#### [Dataset excerpt]
---

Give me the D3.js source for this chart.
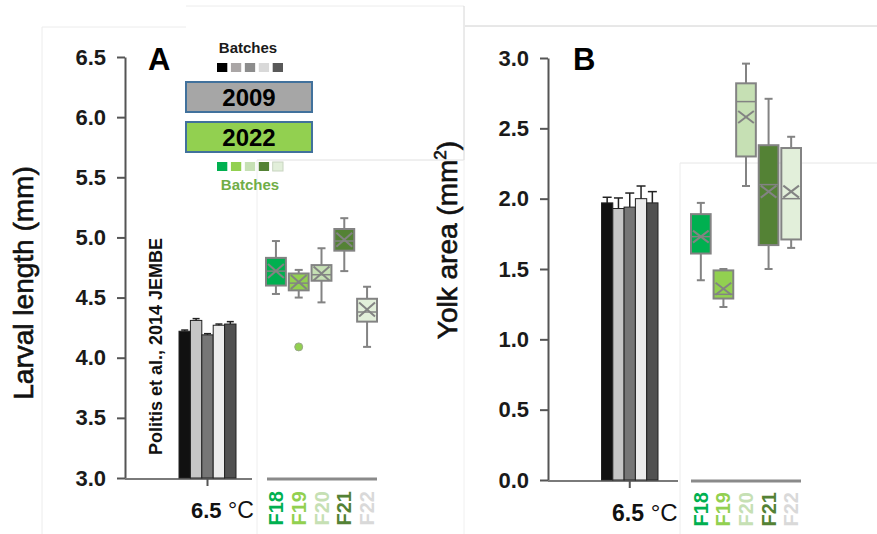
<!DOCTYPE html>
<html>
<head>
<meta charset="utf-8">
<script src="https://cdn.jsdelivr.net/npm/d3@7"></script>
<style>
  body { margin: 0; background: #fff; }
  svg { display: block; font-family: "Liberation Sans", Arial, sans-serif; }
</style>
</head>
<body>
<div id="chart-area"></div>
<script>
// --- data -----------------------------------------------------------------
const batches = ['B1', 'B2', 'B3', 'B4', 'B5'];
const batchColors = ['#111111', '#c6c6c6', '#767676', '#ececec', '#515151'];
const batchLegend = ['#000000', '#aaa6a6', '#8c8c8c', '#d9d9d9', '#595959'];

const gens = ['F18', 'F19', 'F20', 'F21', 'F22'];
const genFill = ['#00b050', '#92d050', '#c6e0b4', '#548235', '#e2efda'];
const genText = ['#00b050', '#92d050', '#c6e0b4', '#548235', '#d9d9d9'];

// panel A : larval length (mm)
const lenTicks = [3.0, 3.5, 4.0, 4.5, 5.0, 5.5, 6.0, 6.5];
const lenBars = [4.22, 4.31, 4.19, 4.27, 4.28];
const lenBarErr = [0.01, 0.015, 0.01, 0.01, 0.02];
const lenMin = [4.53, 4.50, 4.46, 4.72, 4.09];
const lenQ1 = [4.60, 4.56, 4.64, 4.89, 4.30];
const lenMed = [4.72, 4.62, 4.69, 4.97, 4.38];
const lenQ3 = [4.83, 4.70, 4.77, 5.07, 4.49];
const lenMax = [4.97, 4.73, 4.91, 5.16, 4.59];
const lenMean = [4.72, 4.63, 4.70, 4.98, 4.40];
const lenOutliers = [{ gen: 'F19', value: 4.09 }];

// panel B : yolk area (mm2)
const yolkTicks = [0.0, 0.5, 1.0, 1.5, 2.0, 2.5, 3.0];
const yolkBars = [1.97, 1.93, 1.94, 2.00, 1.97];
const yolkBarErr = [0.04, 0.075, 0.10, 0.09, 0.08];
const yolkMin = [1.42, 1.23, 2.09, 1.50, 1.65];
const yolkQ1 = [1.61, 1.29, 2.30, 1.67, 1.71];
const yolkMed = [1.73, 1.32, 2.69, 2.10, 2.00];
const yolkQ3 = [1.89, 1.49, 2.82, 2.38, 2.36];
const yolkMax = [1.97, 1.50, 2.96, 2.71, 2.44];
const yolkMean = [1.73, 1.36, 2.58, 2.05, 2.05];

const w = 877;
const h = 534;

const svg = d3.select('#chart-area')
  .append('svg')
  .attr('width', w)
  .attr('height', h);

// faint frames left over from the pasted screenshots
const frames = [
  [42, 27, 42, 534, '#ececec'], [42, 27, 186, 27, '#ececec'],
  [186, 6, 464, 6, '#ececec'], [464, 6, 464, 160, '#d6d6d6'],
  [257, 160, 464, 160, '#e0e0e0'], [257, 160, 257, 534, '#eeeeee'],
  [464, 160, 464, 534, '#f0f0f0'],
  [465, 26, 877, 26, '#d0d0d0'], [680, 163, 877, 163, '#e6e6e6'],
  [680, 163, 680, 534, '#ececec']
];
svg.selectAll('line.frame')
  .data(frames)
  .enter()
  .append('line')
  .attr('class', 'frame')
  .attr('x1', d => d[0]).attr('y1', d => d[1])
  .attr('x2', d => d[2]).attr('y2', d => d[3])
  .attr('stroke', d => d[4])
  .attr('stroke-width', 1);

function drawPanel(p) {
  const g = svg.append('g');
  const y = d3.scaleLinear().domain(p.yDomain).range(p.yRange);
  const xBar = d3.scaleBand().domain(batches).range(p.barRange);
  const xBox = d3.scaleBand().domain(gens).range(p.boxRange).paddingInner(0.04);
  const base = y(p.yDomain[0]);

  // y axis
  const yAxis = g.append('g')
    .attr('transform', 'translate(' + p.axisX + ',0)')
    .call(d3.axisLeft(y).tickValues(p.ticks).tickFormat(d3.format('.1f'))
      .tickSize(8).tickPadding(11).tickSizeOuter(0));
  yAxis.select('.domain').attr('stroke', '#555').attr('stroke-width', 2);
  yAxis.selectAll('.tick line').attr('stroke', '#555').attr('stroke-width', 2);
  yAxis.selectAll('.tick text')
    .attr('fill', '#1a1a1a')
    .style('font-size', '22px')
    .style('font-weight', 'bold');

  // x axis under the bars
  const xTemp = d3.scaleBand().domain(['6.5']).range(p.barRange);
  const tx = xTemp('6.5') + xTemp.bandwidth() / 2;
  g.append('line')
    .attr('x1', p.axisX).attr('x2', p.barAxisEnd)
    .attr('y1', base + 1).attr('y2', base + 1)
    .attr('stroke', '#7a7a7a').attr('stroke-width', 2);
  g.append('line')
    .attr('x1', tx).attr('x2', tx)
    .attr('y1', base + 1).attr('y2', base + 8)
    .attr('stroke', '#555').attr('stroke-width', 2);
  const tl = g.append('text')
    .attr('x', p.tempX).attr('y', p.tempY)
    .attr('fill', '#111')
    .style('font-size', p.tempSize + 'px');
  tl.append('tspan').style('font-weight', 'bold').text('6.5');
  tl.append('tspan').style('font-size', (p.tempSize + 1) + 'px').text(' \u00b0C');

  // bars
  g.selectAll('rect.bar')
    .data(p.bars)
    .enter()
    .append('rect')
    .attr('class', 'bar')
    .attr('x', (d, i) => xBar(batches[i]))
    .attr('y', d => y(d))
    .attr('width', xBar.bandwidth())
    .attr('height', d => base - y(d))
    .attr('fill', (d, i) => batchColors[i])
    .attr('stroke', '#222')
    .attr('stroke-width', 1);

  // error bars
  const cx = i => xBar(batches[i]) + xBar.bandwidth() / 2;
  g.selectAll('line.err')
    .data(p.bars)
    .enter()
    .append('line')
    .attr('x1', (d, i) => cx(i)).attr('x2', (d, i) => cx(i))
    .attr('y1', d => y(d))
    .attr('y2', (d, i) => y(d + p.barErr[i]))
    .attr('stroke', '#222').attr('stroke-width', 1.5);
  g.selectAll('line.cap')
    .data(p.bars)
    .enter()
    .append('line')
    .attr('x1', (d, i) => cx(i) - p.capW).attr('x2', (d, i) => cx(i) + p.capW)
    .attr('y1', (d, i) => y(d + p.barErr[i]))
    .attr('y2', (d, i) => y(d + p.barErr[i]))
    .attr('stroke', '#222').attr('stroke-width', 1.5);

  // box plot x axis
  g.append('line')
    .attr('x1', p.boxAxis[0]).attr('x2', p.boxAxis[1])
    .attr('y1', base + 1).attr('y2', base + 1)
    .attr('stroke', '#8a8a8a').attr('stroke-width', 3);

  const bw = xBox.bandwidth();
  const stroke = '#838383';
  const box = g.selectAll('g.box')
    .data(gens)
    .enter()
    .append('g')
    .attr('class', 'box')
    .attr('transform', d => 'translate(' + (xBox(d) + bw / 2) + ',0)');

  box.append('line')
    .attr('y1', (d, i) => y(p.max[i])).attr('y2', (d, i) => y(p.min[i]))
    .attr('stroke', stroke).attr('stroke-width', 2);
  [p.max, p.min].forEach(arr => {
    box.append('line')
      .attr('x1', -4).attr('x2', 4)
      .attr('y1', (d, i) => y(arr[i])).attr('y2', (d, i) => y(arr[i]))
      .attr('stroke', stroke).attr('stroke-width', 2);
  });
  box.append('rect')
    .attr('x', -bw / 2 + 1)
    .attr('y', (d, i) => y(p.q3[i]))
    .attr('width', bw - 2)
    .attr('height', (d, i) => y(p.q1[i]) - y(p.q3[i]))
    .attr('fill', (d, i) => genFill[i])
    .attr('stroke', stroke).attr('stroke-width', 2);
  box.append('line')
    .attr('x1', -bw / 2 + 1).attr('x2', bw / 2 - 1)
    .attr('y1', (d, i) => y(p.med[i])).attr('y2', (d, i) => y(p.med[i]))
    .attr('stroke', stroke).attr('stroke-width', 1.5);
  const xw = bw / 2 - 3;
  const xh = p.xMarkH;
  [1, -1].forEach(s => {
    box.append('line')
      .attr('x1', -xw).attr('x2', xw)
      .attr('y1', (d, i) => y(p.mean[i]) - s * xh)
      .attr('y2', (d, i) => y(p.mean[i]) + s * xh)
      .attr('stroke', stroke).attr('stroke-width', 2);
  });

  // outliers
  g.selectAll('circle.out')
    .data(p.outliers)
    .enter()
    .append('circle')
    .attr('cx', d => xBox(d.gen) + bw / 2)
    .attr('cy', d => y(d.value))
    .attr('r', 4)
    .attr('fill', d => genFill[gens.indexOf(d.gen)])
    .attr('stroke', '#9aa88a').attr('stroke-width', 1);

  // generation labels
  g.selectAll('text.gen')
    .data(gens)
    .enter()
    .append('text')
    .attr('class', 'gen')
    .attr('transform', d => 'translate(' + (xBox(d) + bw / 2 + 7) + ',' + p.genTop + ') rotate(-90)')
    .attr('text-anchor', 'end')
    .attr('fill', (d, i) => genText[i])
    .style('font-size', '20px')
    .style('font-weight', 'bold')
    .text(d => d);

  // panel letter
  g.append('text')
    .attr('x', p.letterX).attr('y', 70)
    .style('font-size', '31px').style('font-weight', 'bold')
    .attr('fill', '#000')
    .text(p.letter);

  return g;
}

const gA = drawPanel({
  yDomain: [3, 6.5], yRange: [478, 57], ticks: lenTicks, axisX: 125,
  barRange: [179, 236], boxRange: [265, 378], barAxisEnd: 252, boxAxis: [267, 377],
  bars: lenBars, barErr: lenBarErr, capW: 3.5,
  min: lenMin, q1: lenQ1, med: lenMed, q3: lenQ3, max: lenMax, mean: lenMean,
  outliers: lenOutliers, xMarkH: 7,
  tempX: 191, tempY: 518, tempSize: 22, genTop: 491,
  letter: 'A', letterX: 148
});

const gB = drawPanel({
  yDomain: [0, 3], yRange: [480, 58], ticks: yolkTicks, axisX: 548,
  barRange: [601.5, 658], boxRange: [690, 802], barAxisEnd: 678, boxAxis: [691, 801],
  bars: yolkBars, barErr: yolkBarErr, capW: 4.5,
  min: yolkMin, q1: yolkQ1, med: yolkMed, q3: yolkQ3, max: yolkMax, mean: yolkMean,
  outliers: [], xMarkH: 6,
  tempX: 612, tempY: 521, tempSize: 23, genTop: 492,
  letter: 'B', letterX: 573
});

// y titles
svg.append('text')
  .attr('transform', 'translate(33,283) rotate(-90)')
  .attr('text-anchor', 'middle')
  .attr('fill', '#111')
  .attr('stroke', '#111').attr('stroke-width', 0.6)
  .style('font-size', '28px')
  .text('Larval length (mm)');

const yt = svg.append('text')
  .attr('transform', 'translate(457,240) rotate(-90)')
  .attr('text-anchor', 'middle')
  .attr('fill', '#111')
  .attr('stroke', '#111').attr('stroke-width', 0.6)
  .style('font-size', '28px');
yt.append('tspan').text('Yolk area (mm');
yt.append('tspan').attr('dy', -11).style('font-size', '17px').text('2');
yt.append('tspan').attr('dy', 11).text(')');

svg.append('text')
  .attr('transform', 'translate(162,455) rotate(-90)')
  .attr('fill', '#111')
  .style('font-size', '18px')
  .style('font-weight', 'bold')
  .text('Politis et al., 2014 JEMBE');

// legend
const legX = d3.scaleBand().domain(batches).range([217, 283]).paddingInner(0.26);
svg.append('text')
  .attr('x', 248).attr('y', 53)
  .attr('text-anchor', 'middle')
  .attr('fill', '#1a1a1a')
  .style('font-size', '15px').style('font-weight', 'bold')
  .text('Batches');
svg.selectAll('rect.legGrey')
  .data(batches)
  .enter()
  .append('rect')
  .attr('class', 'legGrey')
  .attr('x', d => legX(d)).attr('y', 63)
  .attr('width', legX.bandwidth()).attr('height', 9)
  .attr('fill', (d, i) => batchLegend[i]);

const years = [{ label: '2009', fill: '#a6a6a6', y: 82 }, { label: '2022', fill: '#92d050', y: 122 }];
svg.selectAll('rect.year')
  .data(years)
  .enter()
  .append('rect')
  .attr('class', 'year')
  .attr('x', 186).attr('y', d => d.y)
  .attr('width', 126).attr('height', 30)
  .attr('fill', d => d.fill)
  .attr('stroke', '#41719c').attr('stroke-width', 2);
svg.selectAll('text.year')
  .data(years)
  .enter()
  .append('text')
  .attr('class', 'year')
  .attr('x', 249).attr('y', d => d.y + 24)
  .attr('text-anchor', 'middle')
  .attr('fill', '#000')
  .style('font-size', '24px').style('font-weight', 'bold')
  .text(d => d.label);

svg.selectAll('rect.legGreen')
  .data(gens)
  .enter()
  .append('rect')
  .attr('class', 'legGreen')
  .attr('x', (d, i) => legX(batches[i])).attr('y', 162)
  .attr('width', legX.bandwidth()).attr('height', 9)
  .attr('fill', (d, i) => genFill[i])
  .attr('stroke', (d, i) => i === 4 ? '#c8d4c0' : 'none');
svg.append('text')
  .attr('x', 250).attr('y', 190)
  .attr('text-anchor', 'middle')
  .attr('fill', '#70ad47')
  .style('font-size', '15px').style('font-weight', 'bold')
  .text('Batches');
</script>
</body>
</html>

---

#### [Task prompt]
Write out every line of the listing that holds the word "chart".

#### [Answer to this task]
Give me the D3.js source for this chart.
<div id="chart-area"></div>
const svg = d3.select('#chart-area')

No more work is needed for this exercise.